Desde 2018 houve outros casos de suicídio, como Tsubasa Araya, de 17 anos, que deixou uma nota onde dizia “voleibol é o mais difícil”, depois de ter sido supostamente abusado verbal e fisicamente pelo treinador.
Também no ano passado, uma tenista de 15 anos, de Ibaraki, suicidou-se. Na nota que deixou, revelava que o seu treinador ameaçava constantemente que lhe ia bater ou matar. Com os Jogos Olímpicos de 2020 adiados por um ano por causa da pandemia de covid-19, a HRW pede ao Japão que tome “ações decisivas”.
“O Japão tem uma oportunidade única de mostrar ao mundo que se importa com os seus jovens atletas e de liderar ao tornar o desporto seguro para todos”, frisa o relatório. “Ao fazer isso, o Japão, como país pioneiro da Parceria Global da ONU para Acabar com a Violência, honraria o seu compromisso de acabar com a violência contra crianças”.

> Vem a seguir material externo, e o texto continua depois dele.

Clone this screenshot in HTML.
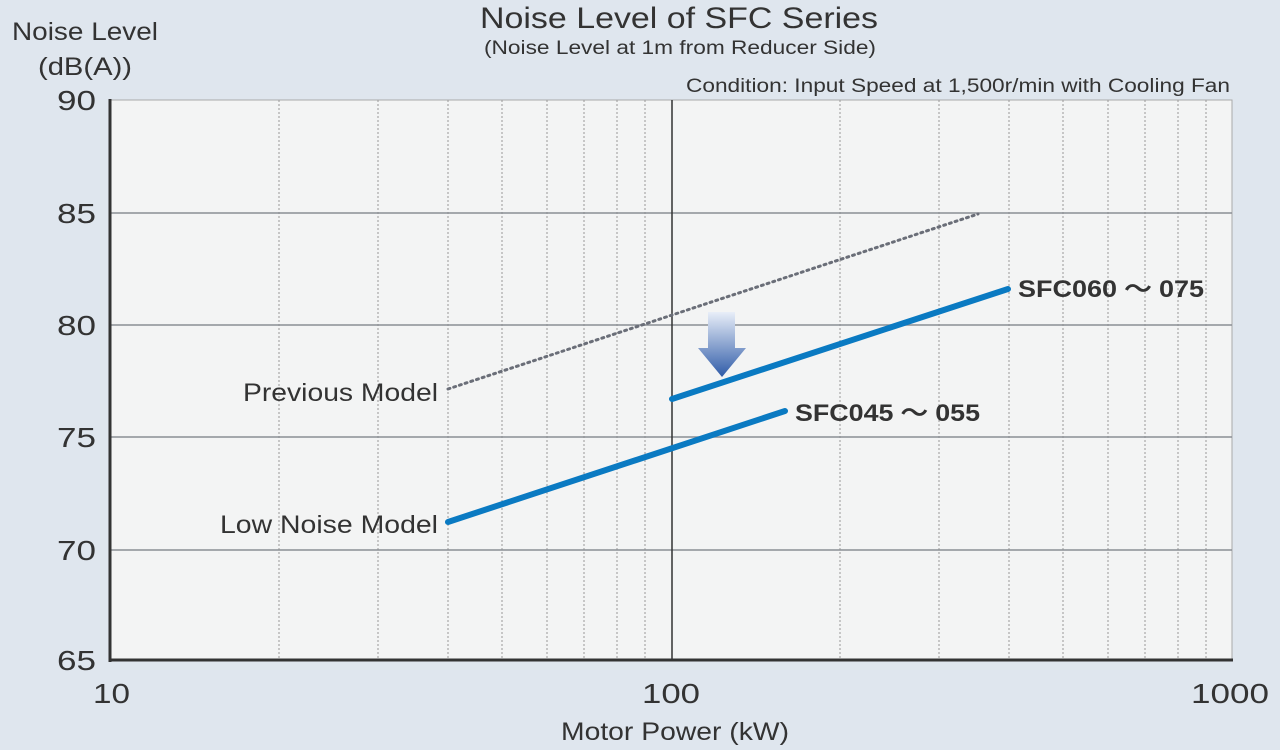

E acrescenta: “Tomar medidas decisivas para proteger os jovens atletas enviará uma mensagem às crianças do Japão de que a sua saúde e bem-estar são importantes, alertará os treinadores abusivos de que o seu comportamento não será mais tolerado e servirá de modelo para outros países acabarem com o abuso infantil no desporto”.
O Comité Olímpico Internacional (COI) disse em comunicado: “Reconhecemos o relatório da Human Rights Watch intitulado ‘Fui atingido tantas vezes que não consigo contar’ – abuso de crianças atletas no Japão. Infelizmente, o assédio e o abuso fazem parte da sociedade e também ocorrem no desporto. O COI está junto com os atletas, em todos os lugares, para afirmar que abuso de qualquer tipo é contrário aos valores do atletismo, que exige respeito por todos. Todos os membros da sociedade são iguais no seu direito ao respeito e dignidade, assim como todos os atletas têm direito a um ambiente desportivo seguro – que seja justo, equitativo e livre de todas as formas de assédio e abuso”.